Logan, a native of Hertfordshire in southern England, draws on memories of her own childhood when designing such wonderlands. She grew up playing in landscapes created by her mother, a gifted amateur gardener, and she remembers "how magical they were. I felt I could see fairies everywhere."

Accordingly, while dreaming up a play yard for McCune's 3-year-old granddaughter, Chloe Dykstra, she says: "I tried to imagine myself about 3 feet tall. When I walked the little paths, the ornamental grasses would be huge, and the rocks would appear boulder-size."

She focused on plants that would engage the senses: delicate purple-blooming statice, blue-flowering ground morning glory, scented geraniums and herbs such as sage, oregano and thyme that release their fragrance when touched. She also incorporated surprises: Her concrete stepping stones, for example, are embedded with lights, creating a glittering night-time route to and from the playhouse. The fountain, too, while audible everywhere throughout the garden, lies half-hidden by grasses and flanked by a pair of lively concrete rabbits.

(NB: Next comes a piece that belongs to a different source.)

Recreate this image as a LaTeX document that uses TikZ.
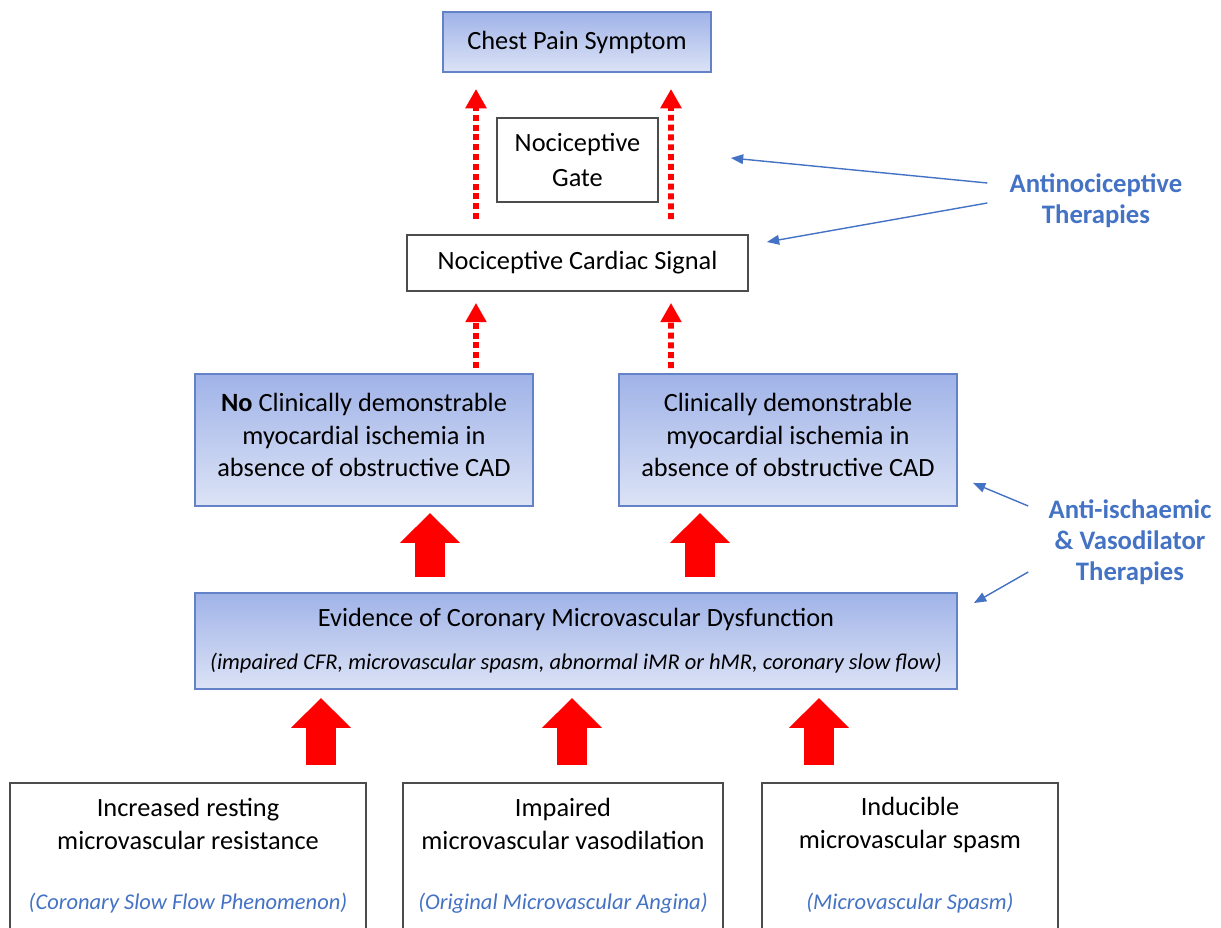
\documentclass[tikz,border=0pt]{standalone}
\usepackage{xcolor}
\usepackage{fontspec}
\setmainfont{Carlito}
\usepackage{tikz}
\usetikzlibrary{arrows.meta,calc,positioning}

\definecolor{edgeblue}{RGB}{100,130,200}
\definecolor{txtblue}{RGB}{68,114,196}
\definecolor{shadetop}{RGB}{160,179,232}
\definecolor{shadebot}{RGB}{220,227,246}
\def\px{0.02cm}

\begin{document}
\begin{tikzpicture}[
			x = 0.02cm, y = -0.02cm,
			every node/.style = {align=center, inner sep=0pt, font=\fontsize{15}{18.4}\selectfont},
			bluebox/.style = {draw=edgeblue, line width=1.1pt, top color=shadetop, bottom color=shadebot},
			plainbox/.style = {draw=black!70, line width=1pt, fill=white},
			therapy/.style = {text=txtblue, font=\fontsize{15.2}{17.8}\selectfont\bfseries},
			subtype/.style = {text=txtblue, font=\fontsize{12.8}{16}\selectfont\itshape},
			dotarrow/.style = {red, line width=3.4pt, dash pattern=on 3.4pt off 2.2pt, -{Triangle[width=11.5pt,length=11pt]}},
			bigarrow/.style = {red, line width=17pt, -{Triangle[width=33pt,length=17pt]}},
			thinarrow/.style = {txtblue, line width=0.8pt, -{Triangle[width=5.5pt,length=7pt]}}
			]

			\clip (0,0) rectangle (1221,928);

			% top part
			\node[bluebox, minimum width=268*\px, minimum height=60*\px] (chest) at (577,42) {Chest Pain Symptom};
			\node[plainbox, minimum width=161*\px, minimum height=84*\px] (gate) at (577.5,160) {Nociceptive\\[1pt]Gate};
			\node[plainbox, minimum width=341*\px, minimum height=56*\px] (signal) at (577.5,263) {Nociceptive Cardiac Signal};

			% ischemia
			\node[bluebox, minimum width=338*\px, minimum height=132*\px] (noisch) at (364,440) {};
			\node[bluebox, minimum width=338*\px, minimum height=132*\px] (isch) at (788,440) {};
			\node (noischt) at ($(noisch)+(0,-5)$) {\textbf{No} Clinically demonstrable\\myocardial ischemia in\\absence of obstructive CAD};
			\node (ischt) at ($(isch)+(0,-5)$) {Clinically demonstrable\\myocardial ischemia in\\absence of obstructive CAD};

			\node[bluebox, minimum width=762*\px, minimum height=96*\px] (cmd) at (576,641) {Evidence of Coronary Microvascular Dysfunction\\[6pt]{\fontsize{12.8}{14}\selectfont\itshape (impaired CFR, microvascular spasm, abnormal iMR or hMR, coronary slow flow)}};

			% mechanisms
			\node[plainbox, anchor=north, minimum width=356*\px, minimum height=200*\px] (mech1) at (188,782) {};
			\node[plainbox, anchor=north, minimum width=320*\px, minimum height=200*\px] (mech2) at (563,782) {};
			\node[plainbox, anchor=north, minimum width=296*\px, minimum height=200*\px] (mech3) at (910,782) {};
			\node (mech1t) at ($(mech1.north)+(0,42)$) {Increased resting\\microvascular resistance};
			\node (mech2t) at ($(mech2.north)+(0,42)$) {Impaired\\microvascular vasodilation};
			\node (mech3t) at ($(mech3.north)+(0,43)$) {Inducible\\microvascular spasm};
			\node[subtype] (mech1s) at ($(mech1.north)+(0,121)$) {(Coronary Slow Flow Phenomenon)};
			\node[subtype] (mech2s) at ($(mech2.north)+(0,121)$) {(Original Microvascular Angina)};
			\node[subtype] (mech3s) at ($(mech3.north)+(0,121)$) {(Microvascular Spasm)};

			% therapies
			\node[therapy] (antinoc) at (1096,201) {Antinociceptive\\Therapies};
			\node[therapy] (antiisch) at (1130,542) {Anti-ischaemic\\\& Vasodilator\\Therapies};

			% dotted arrows
			\draw[dotarrow] ($(signal.north)+(-101.5,-15)$) -- ($(chest.south)+(-101,16)$);
			\draw[dotarrow] ($(signal.north)+(93.5,-15)$) -- ($(chest.south)+(94,16)$);
			\draw[dotarrow] ($(noisch.north)+(112,-5)$) -- ($(signal.south)+(-101.5,11)$);
			\draw[dotarrow] ($(isch.north)+(-117,-5)$) -- ($(signal.south)+(93.5,11)$);

			% block arrows
			\draw[bigarrow] ($(cmd.north)+(-146,-15)$) -- ($(noisch.south)+(66,6)$);
			\draw[bigarrow] ($(cmd.north)+(124,-15)$) -- ($(isch.south)+(-88,6)$);
			\draw[bigarrow] ($(mech1.north)+(133,-17)$) -- ($(cmd.south)+(-255,8)$);
			\draw[bigarrow] ($(mech2.north)+(9,-17)$) -- ($(cmd.south)+(-4,8)$);
			\draw[bigarrow] ($(mech3.north)+(-91,-17)$) -- ($(cmd.south)+(243,8)$);

			% therapy pointers
			\coordinate (tgate) at ($(gate.east)+(72,-2)$);
			\coordinate (tsignal) at ($(signal.east)+(18,-21)$);
			\coordinate (tisch) at ($(isch.south east)+(15,-24)$);
			\coordinate (tcmd) at ($(cmd.north east)+(16,11)$);
			\draw[thinarrow] ($(antinoc.west)+(-22,-18)$) -- (tgate);
			\draw[thinarrow] ($(antinoc.west)+(-22,2)$) -- (tsignal);
			\draw[thinarrow] ($(antiisch.west)+(-20,-36)$) -- (tisch);
			\draw[thinarrow] ($(antiisch.west)+(-20,30)$) -- (tcmd);

		\end{tikzpicture}
\end{document}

Like Logan's judiciously orchestrated eruptions of penstemon, artemisia and miscanthus grass, the fountain's simple concrete pool exerts an influence far beyond its size and gives the garden a feeling of lushness that belies its drought-tolerant character.

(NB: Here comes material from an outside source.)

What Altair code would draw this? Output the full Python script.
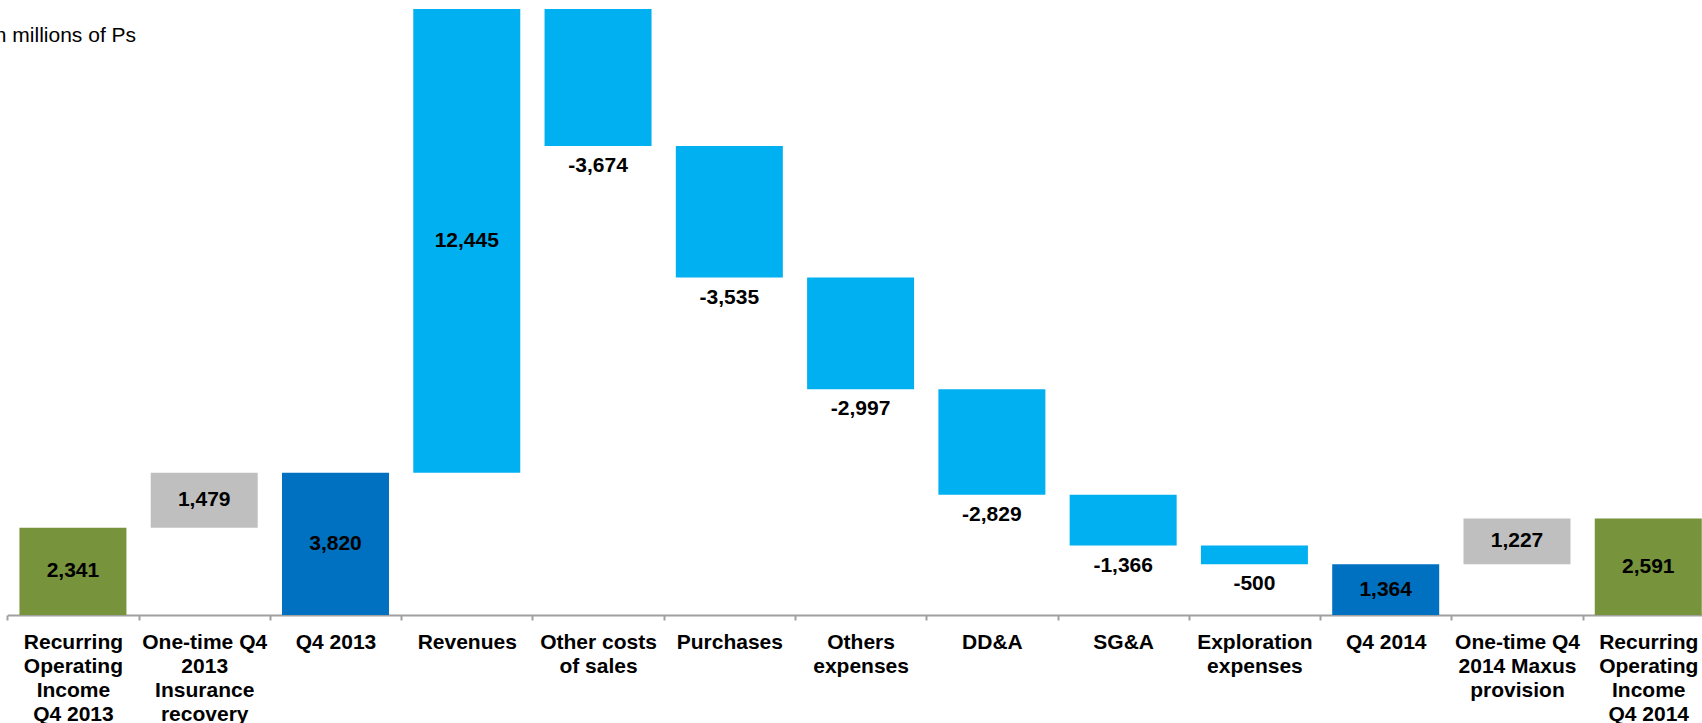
import altair as alt
import pandas as pd

# ---- data ----
categories = [
    "Recurring|Operating|Income|Q4 2013",
    "One-time Q4|2013|Insurance|recovery",
    "Q4 2013",
    "Revenues",
    "Other costs|of sales",
    "Purchases",
    "Others|expenses",
    "DD&A",
    "SG&A",
    "Exploration|expenses",
    "Q4 2014",
    "One-time Q4|2014 Maxus|provision",
    "Recurring|Operating|Income|Q4 2014",
]
values = [2341, 1479, 3820, 12445, -3674, -3535, -2997, -2829, -1366, -500, 1364, 1227, 2591]
kinds = ["recurring", "one_time", "quarter", "change", "change", "change", "change",
         "change", "change", "change", "quarter", "one_time", "recurring"]
kind_names = ["recurring", "one_time", "quarter", "change"]
kind_colors = ["#77933C", "#BFBFBF", "#0070C0", "#00B0F0"]
note_text = "In millions of Ps"

# ---- waterfall table ----
rows = []
level = 0
for c, v, k in zip(categories, values, kinds):
    if k in ("recurring", "quarter"):
        s, e = 0, v
    else:
        s, e = level, level + v
    level = e
    rows.append({
        "cat": c, "value": v, "kind": k, "start": s, "end": e,
        "mid": (s + e) / 2, "low": min(s, e),
        "label": f"{v:,}", "place": "below" if v < 0 else "inside",
    })
df = pd.DataFrame(rows)

FONT = "Liberation Sans"

x_enc = alt.X(
    "cat:N", sort=categories,
    scale=alt.Scale(range=[7.3, 1713.9], paddingInner=0, paddingOuter=0),
    axis=alt.Axis(
        title=None, labelAngle=0, tickBand="extent",
        labelExpr="split(datum.label, '|')",
        labelFont=FONT, labelFontSize=21, labelFontWeight="bold", labelColor="#000000",
        labelLineHeight=24, labelBaseline="top", labelAlign="center", labelPadding=11,
        labelLimit=300, labelOverlap=False,
        domainColor="#A0A0A0", domainWidth=2, tickColor="#A0A0A0", tickWidth=2, tickSize=5,
        grid=False,
    ),
)
y_scale = alt.Scale(domain=[0, 16507], nice=False, zero=True)

base = alt.Chart(df)

bars = base.mark_bar(width=alt.RelativeBandSize(0.815)).encode(
    x=x_enc,
    y=alt.Y("start:Q", scale=y_scale, axis=None),
    y2="end:Q",
    color=alt.Color("kind:N", scale=alt.Scale(domain=kind_names, range=kind_colors), legend=None),
)

inside = base.transform_filter(alt.datum.place == "inside").mark_text(
    font=FONT, fontSize=21, fontWeight="bold", color="#000000", baseline="middle", align="center"
).encode(x=alt.X("cat:N", sort=categories), y=alt.Y("mid:Q", scale=y_scale), text="label:N")

below = base.transform_filter(alt.datum.place == "below").mark_text(
    font=FONT, fontSize=21, fontWeight="bold", color="#000000", baseline="top", align="center", dy=9
).encode(x=alt.X("cat:N", sort=categories), y=alt.Y("low:Q", scale=y_scale), text="label:N")

note = alt.Chart(pd.DataFrame({"note": [note_text]})).mark_text(
    font=FONT, fontSize=21, color="#000000", align="left", baseline="alphabetic"
).encode(x=alt.value(-11), y=alt.value(42), text="note:N")

chart = alt.layer(bars, inside, below, note).properties(
    width=1702, height=615,
    autosize=alt.AutoSizeParams(type="none"),
    padding={"left": 0, "right": 0, "top": 0, "bottom": 108},
    background="white",
).configure_view(stroke=None)

chart.save("out.html", embed_options={"renderer": "svg", "actions": False})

Unlike many gardens designed with children in mind, this one has no lawn but instead, the irregularly shaped stream of gravel, which, as Logan points out, "children love to scoop up and throw." They love lawn, too, she adds, "but they don't need it. They'll play very happily if you give them paths and secret places to go."

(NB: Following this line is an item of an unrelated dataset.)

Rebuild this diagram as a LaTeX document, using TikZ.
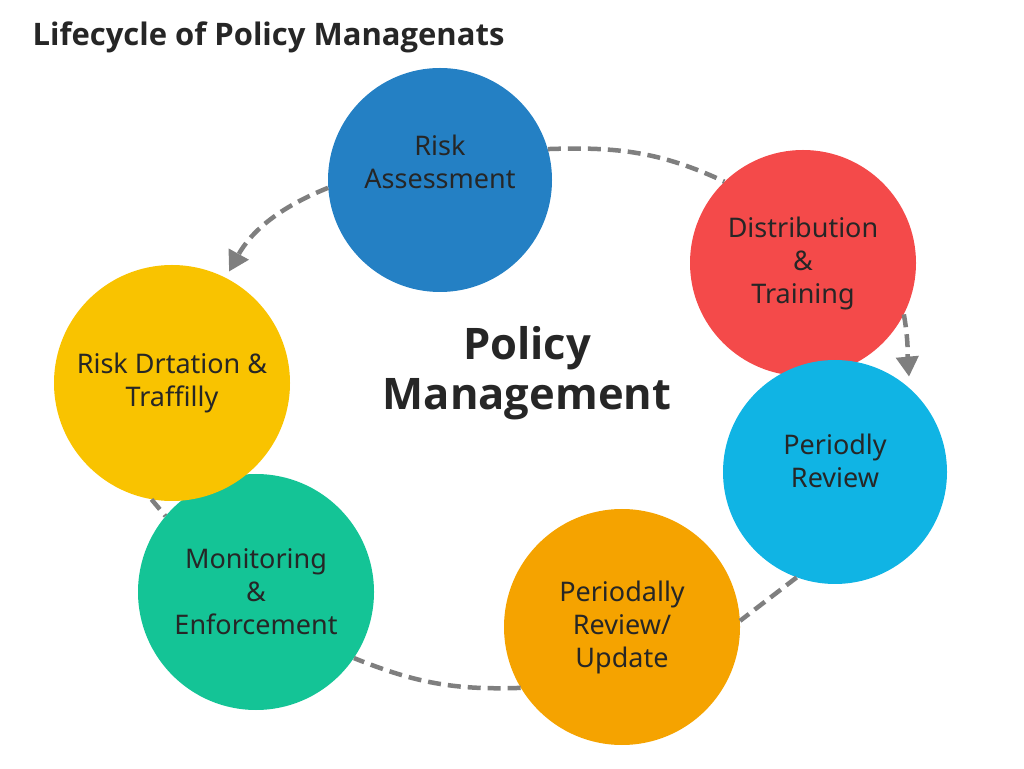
\documentclass[tikz,border=0pt]{standalone}
\usepackage{fontspec}
\setmainfont{Noto Sans}
\newfontfamily\headfont{Open Sans}
\usetikzlibrary{arrows.meta}
\definecolor{ink}{HTML}{262626}
\definecolor{flowgray}{HTML}{7F7F7F}
\definecolor{riskblue}{HTML}{2480C4}
\definecolor{distred}{HTML}{F44A4A}
\definecolor{reviewcyan}{HTML}{10B4E4}
\definecolor{updateorange}{HTML}{F5A300}
\definecolor{monitorgreen}{HTML}{14C496}
\definecolor{drtyellow}{HTML}{F9C300}
\begin{document}
\begin{tikzpicture}[x=1pt,y=1pt,
    stage/.style={circle,inner sep=0pt,text=ink,align=center,
        font=\fontsize{27}{33}\selectfont},
    flow/.style={draw=flowgray,line width=4.5pt,dash pattern=on 13pt off 7pt},
    flowtip/.style={flow,-{Triangle[width=22pt,length=20pt]}}]
    \useasboundingbox (0,0) rectangle (1024,768);
    \node[anchor=base west,text=ink,font=\headfont\bfseries\fontsize{31}{36}\selectfont]
        (title) at (29,722) {Lifecycle of Policy Managenats};
    \node[stage,fill=riskblue,minimum size=224pt,text depth=37pt] (risk) at (440,588)
        {Risk\\Assessment};
    \node[stage,fill=distred,minimum size=226pt] (dist) at (803,505)
        {Distribution\\\&\\Training};
    \node[stage,fill=reviewcyan,minimum size=224pt,text depth=23pt] (review) at (835,296)
        {Periodly\\Review};
    \node[stage,fill=updateorange,minimum size=236pt] (update) at (622,141)
        {Periodally\\Review/\\Update};
    \node[stage,fill=monitorgreen,minimum size=236pt] (monitor) at (256,176)
        {Monitoring\\\&\\Enforcement};
    \node[stage,fill=drtyellow,minimum size=236pt] (drtation) at (172,385)
        {Risk Drtation \&\\Traffilly};
    \node[text=ink,align=center,font=\headfont\bfseries\fontsize{43.5}{50}\selectfont]
        (core) at (527,395) {Policy\\Management};
    \draw[flow] (risk.16) to[out=2,in=155] (dist.134);
    \draw[flowtip,shorten >=12pt] (dist.-27) to[out=-80,in=95] (review.48);
    \draw[flow] (review.-110) -- (update.3);
    \draw[flow] (update.211) to[out=182,in=-22] (monitor.-34);
    \draw[flow] (drtation.-100) -- (monitor.140);
    \draw[flowtip,shorten >=7pt] (risk.184) to[out=202,in=61] (drtation.63);
\end{tikzpicture}
\end{document}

McCune confirms Chloe's pleasure--and that of numerous neighborhood visitors--in the garden as it is. And while the $8,000 price tag may seem daunting for a children's yard, McCune sees the place as a permanent fixture in her life, not just of Chloe's youth. Eventually, she plans to turn the playhouse--designed and built by Lebec-based Jack Larsen of California Mini-Cabins--into a crafts studio for herself. In the meantime, she spends a lot of peaceful time in her garden, both with little people and alone--"listening to Mozart, enjoying the fountain and the flowers."

Logan, who has designed three children's gardens in the past year and sees the demand for them increasing, says that they don't have to be expensive--or hard to lay out and install. "Consult the kids," she advises. "Plants can be small, materials cheap. Just make the place wonderful."